Cultural heroes dan mythological heroes dalam ritual ruwatan



III. Simpulan

Ritual upacara ruwatan adalah ritual yang dilakukan untuk menghilangkan kesialan (misfortune) yang menimpa kehidupan manusia. Upacara tersebut diselenggarakan dalam bentuk pertunjukan wayang kulit dengan lakon Sudamala, Murwakala, atau Sesaji Rajasuya. Pemimpin ritual ruwatan adalah seorang dalang yang berperan sebagai mediator empiris antara penyelengara ritual dengan Tuhan melalui mediator cultural heroes yaitu Sadewa, Kandhabuana, dan Kresna, serta mediator mythological heroes yaitu Batara Guru dan Batara Wisnu.

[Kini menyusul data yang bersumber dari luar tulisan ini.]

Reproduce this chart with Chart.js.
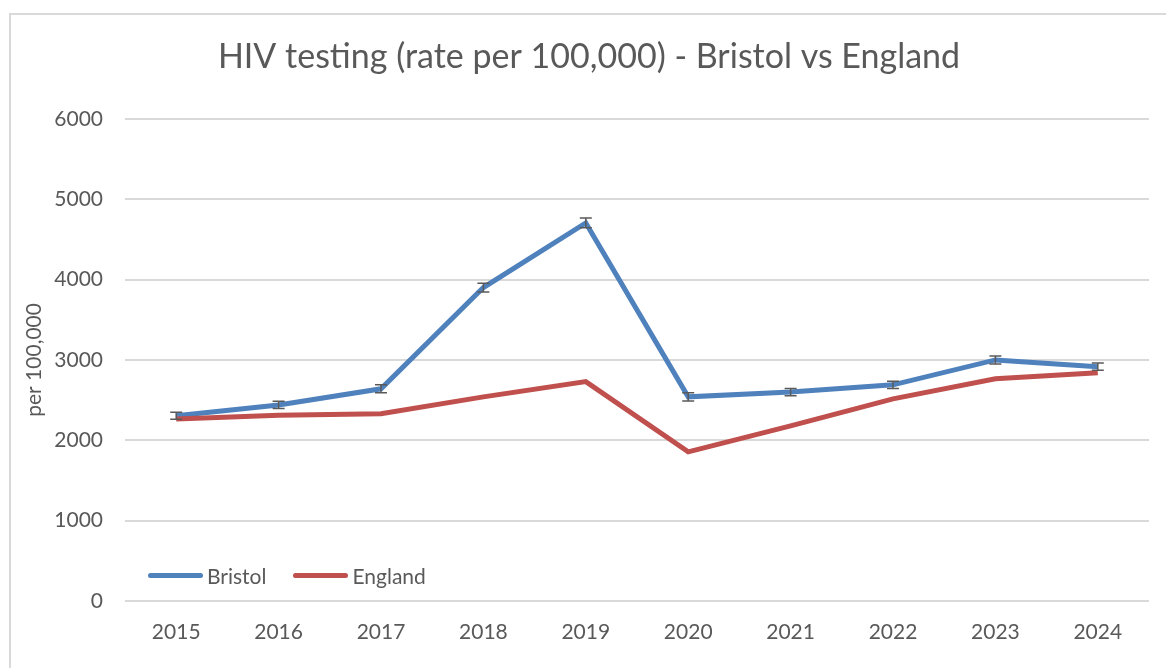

Ruwatan memiliki fungsi ekspresif, kreatif, psikologis, sosial, dan protektif. Fungsi ekspresif ruwatan terdapat dalam bentuk dramatik pertunjukan wayang. Fungsi kreatif ruwatan adalah usaha untuk menciptakan kehidupan yang sejahtera dan terbebas dari malapetaka. Fungsi psikologis ruwatan memberikan ketentraman bagi komunitas pendukungnya. Fungsi sosial ruwatan adalah sebagai sarana interaksi simbolik dan kohesi sosial bagi komunitasnya. Sedangkan fungsi protektif ruwatan adalah untuk melindungi komunitas pendukungnya dari marabahaya.

Nilai kebenaran ritual ruwatan dapat diklasifikasikan ke dalam kebenaran konstitutif, kebenaran logik, kebenaran estetik, dan kebenaran evaluatif. Kebenaran konstitutif ruwatan berkaitan dengan sistem kepercayaan mitologis. Kebenaran logik ruwatan berkaitan dengan usaha manusia untuk menghindari marabahaya yang dalam hal ini sesuai dengan pain and pleasure principle dalam psikoanalisis. Kebenaran estetik berkaitan dengan keindahan seni pertunjukan wayang. Kebenaran evaluatif ruwatan berkaitan dengan komunitas pendukungnya sebagai salah satu solusi alternatif dalam menyejahterakan hidupnya.


Referensi

Amir, Hazim. 1991. Nilai-nilai Etis dalam Wayang. Jakarta: Pustaka Sinar Harapan.
Groenendael, Victoria M Clara van. 1987. Dalang di balik Wayang. Jakarta: Grafitipers.
Herusatoto, Budiono. 2003. Simbolisme dalam Budaya Jawa. Yogyakarta: Hanindita.
Moebirman. 1973. Wayang Purwa: The Shadow Play of Indonesia. Jakarta: CV Anugerah.
Purwadi. 2002. Penghayatan Keagamaan Orang Jawa: Refleksi atas Religiositas Serat Bima Suci. Yogyakarta: Media Pressindo.
_______. 2003. Tasawuf Jawa. Yogyakarta: Narasi.
Soetarno.1995. Ruwatan di Daerah Surakarta. Sukoharjo-Surakarta: CV Cendrawasih.
Sujamto. 2000. Reorientasi dan Revitalisasi Pandangan Hidup Jawa. Semarang: Dahara Prize.
Thohir, Mudjahirin. 2007. Memahami Kebudayaan. Semarang: Fasindo.